# What the task asks
Count every line in the data below where "document" occurs, then state that number and nothing more.
----
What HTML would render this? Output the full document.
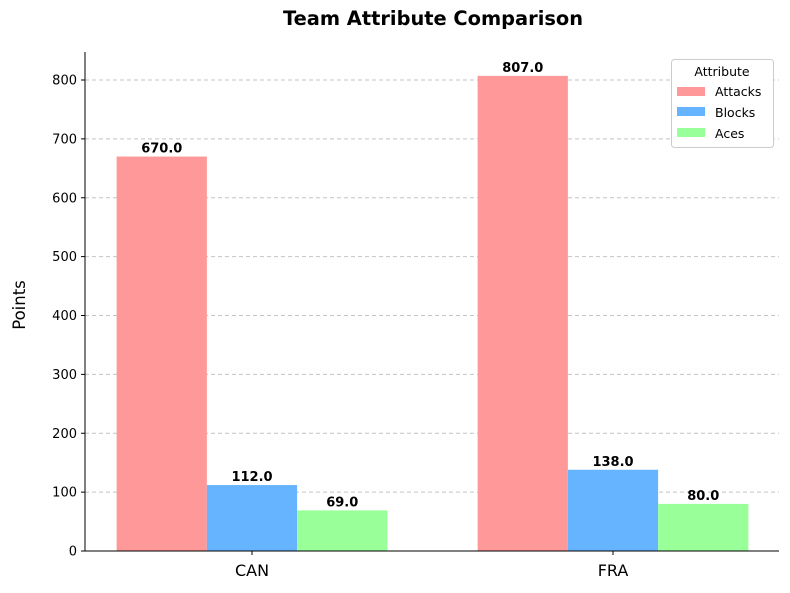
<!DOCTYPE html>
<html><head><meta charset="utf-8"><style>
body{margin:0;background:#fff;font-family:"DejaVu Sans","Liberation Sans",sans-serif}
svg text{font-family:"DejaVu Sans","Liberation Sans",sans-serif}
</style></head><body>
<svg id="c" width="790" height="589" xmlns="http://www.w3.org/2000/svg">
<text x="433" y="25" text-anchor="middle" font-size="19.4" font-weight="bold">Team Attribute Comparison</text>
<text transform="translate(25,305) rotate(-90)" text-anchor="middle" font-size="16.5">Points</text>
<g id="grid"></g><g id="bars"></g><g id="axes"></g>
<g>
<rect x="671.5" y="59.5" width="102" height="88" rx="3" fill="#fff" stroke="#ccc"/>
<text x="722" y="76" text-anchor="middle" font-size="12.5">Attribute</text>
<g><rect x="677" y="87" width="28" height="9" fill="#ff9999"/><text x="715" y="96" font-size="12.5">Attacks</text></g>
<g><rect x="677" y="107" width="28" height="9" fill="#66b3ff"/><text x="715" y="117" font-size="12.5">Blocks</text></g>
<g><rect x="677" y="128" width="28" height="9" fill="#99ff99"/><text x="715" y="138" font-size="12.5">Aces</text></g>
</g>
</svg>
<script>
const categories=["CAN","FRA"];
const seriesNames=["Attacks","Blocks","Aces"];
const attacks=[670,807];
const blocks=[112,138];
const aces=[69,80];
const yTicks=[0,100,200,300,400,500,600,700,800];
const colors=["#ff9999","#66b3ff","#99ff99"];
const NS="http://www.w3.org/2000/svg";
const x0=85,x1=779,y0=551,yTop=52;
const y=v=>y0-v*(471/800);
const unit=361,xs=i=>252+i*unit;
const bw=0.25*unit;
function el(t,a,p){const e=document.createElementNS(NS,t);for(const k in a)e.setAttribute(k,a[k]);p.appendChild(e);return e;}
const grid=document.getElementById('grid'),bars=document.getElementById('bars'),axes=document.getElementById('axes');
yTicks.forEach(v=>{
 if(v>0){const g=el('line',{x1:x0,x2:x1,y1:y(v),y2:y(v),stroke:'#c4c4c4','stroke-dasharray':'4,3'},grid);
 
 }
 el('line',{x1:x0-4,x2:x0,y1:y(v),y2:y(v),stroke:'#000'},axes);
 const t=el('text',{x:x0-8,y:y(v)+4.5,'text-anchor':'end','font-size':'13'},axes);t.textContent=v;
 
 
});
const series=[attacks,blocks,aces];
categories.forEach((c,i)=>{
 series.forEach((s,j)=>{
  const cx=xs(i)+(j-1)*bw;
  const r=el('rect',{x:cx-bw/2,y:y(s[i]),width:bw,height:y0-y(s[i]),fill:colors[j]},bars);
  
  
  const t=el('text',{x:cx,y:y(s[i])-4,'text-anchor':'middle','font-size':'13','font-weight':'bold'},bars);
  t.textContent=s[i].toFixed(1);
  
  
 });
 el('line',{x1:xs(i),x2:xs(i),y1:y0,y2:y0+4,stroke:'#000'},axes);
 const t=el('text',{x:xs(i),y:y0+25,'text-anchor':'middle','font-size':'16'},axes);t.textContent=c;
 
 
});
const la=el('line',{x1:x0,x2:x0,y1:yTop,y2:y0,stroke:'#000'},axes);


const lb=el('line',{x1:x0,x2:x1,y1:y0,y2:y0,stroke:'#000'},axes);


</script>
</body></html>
----
# Response to this exercise
3